Some words from the photographer (i.e., me).


3/15/2002

           It's been about  three and a half  years since I picked up a camera and decided to take photography more seriously, and about twenty seven years since I started out in this life.  I think this will be a continuing statement of my feelings towards photography, or a periodic statement of my growth as a photographer, or something completely different, or all of the above.  For the moment, it will serve as a statement on from whence I have come and where I'd like to go.

          I have enjoyed taking pictures for as long as I can remember.  However, I never took it seriously until the fall of 1998.  That August I took part in a mission trip to Ciniega de Flores, Mexico.  I had never seen a landscape like the one I found in Mexico, and I tried to take as many pictures as possible.  However, all I had with me was a Kodak APS point and shoot camera with a fixed wide-angle lens.  I was very disappointed by the pictures I got back: small, flat, and relatively free of detail.  A friend of mine was on the trip as well who acted as the trip photographer,  and the image that stuck in my mind throughout the trip was of her taking pictures with an old Canon AE-1.  A month later, I pilfered the lenses from my father's old Minolta SR-T 100, bought a used Minolta X-370, and started trying to take better pictures.  A year later I pilfered my dad's camera as well, but that's neither here nor there.

          It has been an interesting process, this learning to be a photographer.  To date, I estimate that I have taken around 10,000 photographs since I bought my first SLR.  Why then, you may ask, are there only a hundred or so on the website? Simple -- some photos I take just aren't that great.  I would say my success ratio is improving dramatically.  Case in point: right now I am in the gradual process of revisiting areas of the Southwest I first photographed three years ago.  It's been very interesting so far to compare then and now.  As you can see on my Southwestern page, I took a 3-week road trip in 1999 through the Four Corners region.  I took about 1,700 photos during those three weeks, and I am only really pleased with the 26 or so of those that appear on the web page.  Flash forward to February 2002, when I revisited Moab and the surrounding parks, and out of maybe 400 photos, I am really pleased with about the same number of photos, which also appear here on the site.  Not only is that a much better success rate, the quality of my work has really improved.  After three years, I'd certainly hope it would!
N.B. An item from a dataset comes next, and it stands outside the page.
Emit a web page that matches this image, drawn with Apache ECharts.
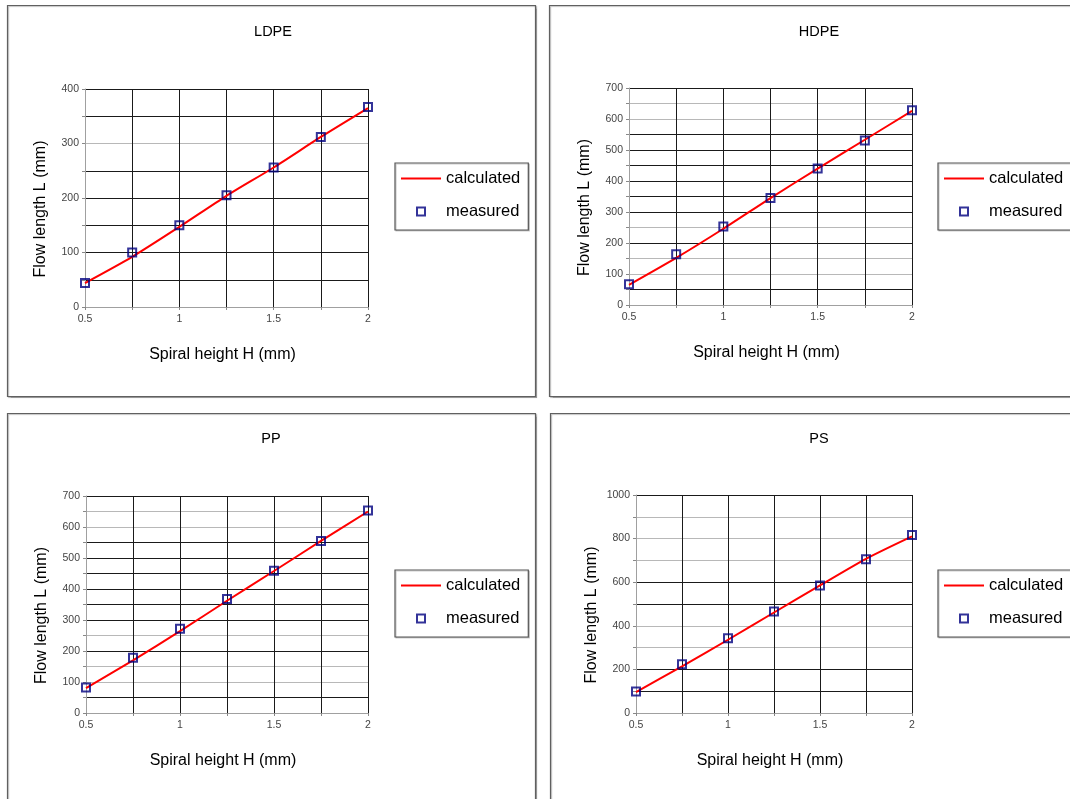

          I am not a photographer by trade, nor do I intend to be.  I am an attorney in the Army JAG corps, currently stationed at Fort Huachuca in southeastern Arizona.  To be honest, I'm really not sure if I ever want to be a working photographer.  Photography is a release for me, a way to express myself, a way to travel someplace else without going anywhere.  I am basically afraid that turning a passion into a job would take the joy out of it.  I prefer to save it as a getaway, something I can do to leave the working week behind, if only for a day or two.

          So, well over three years after buying my first camera, here I am.  Since then I've bought and sold far too much gear, including a Mamiya medium format camera; hiked a couple of hundred miles with backpacks crammed with gear through desert, rain, and snow; and taken thousands of photographs.  They haven't all been good, to be sure, but they haven't all been bad either, and that keeps me going.  I look forward to seeing more, taking better photographs, and basically enjoying life.  I also look forward to the challenges ahead.

          Well, that's all I have for now.  As this is, after all, a photography site, I suggest you go look at some photos.


7/30/2006

        It's been quite a while since I updated this and other parts of my site.  As far as my personal life goes, I've gotten married, left Arizona, and am now stationed in Germany after spending a year in Kuwait, Afghanistan, and Iraq.  I've changed somewhat as a photographer as well.  After being deployed with a compact digital camera, I was not of a mind to go back to film cameras.  Since I had some money left over from deploment, I decided to sell the bulk of my film cameras and to buy into a digital system.  I now shoot primarily with a Canon 5D full-frame digital SLR, and rather than having 12 fixed focal length lenses, I have 6 lenses, two of which are zoom lenses that cover the bulk of my range.  The order of business has become to simplify: simplify the gear, simplify the process between taking the photo and putting it on the web.  I still have some of my film gear, and I'll always hang onto that, but times change, and I want to remain as adaptable as possible.

        Hopefully this means that this wesite will change quickly and content will be added as soon as possible.  Well, in theory, it will.  In practice, my day job and day-to-day life will always need attention, and my photography will often take a back seat to more pressing issues.  But I'll do the best I can.

        Now go look at some photos! Seriously.  You're not here to read my blathering.